To illustrate what happened, have a look at this image of another maze with the kernel boxes drawn in.

The inverted red and blue maze with markers highlighting the effect of the kernel in a few cases
Note how the only case where both red and blue contribute to the resulting pixel colour is when the kernel is centred in the corridor. This example was generated with an earlier version of the program which also required special case handling of the beginning and end.

With all irrelevant paths fully filled up and the one correct path defined by the overlap between the red and blue pixels, we can get the path by multiplying those two channels.

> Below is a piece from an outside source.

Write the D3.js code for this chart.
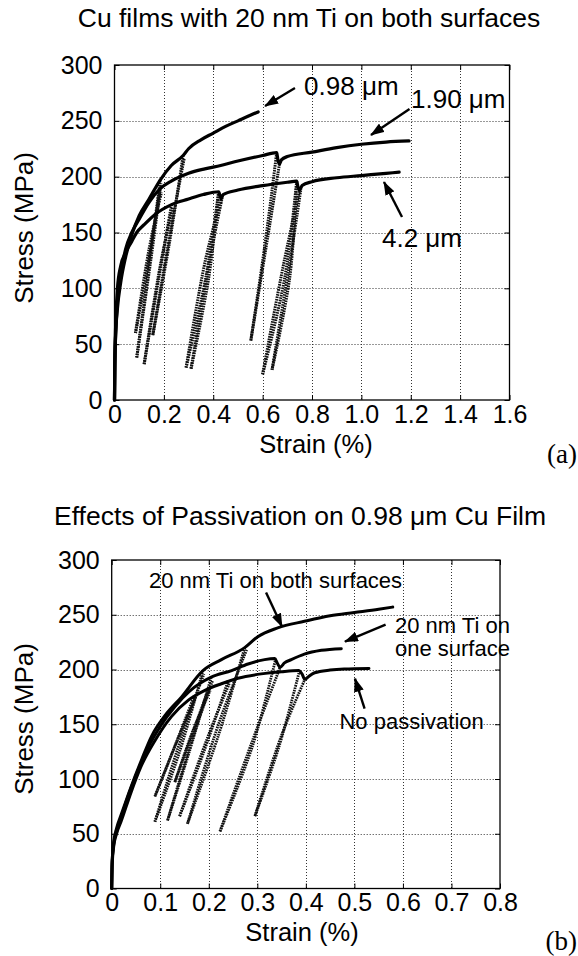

auto intersection = convolved[0] * convolved[2];
A black and white image showing the intersection of the two convolved halves of the maze

Final composite

Now all that remains is to colour the path cyan (i.e. "un-red")...

auto cyan_path = extracted.linear({0, 255, 255}, 0);
The solution to the maze coloured in cyan on a black background

...and to subtract this image from the original input to get the final solution.

// subtract cyan path from the white corridor pixels to get a red trace
auto solved = input - cyan_path;
The original maze with the solution superimposed in red

Credit where it is due

The original challenge required the input to be taken in the form of a HTTP request and the result to be returned as a response. There was also a load-testing part to it.

The whole solution was devised together with my colleague Philipp who did the heavy lifting of making the HTTP Server withstand a deluge of requests while I ironed out the image processing. In the end we met in the middle where we both had to figure out how to stitch a C program with a non-trivial dependency (Vips) together with a Rust program.

As mentioned in the beginning, the authors of the challenge were Jens and Martin who generated the input mazes, created a validation program as well as a load testing routine for the server and did a lovely job moderating the day.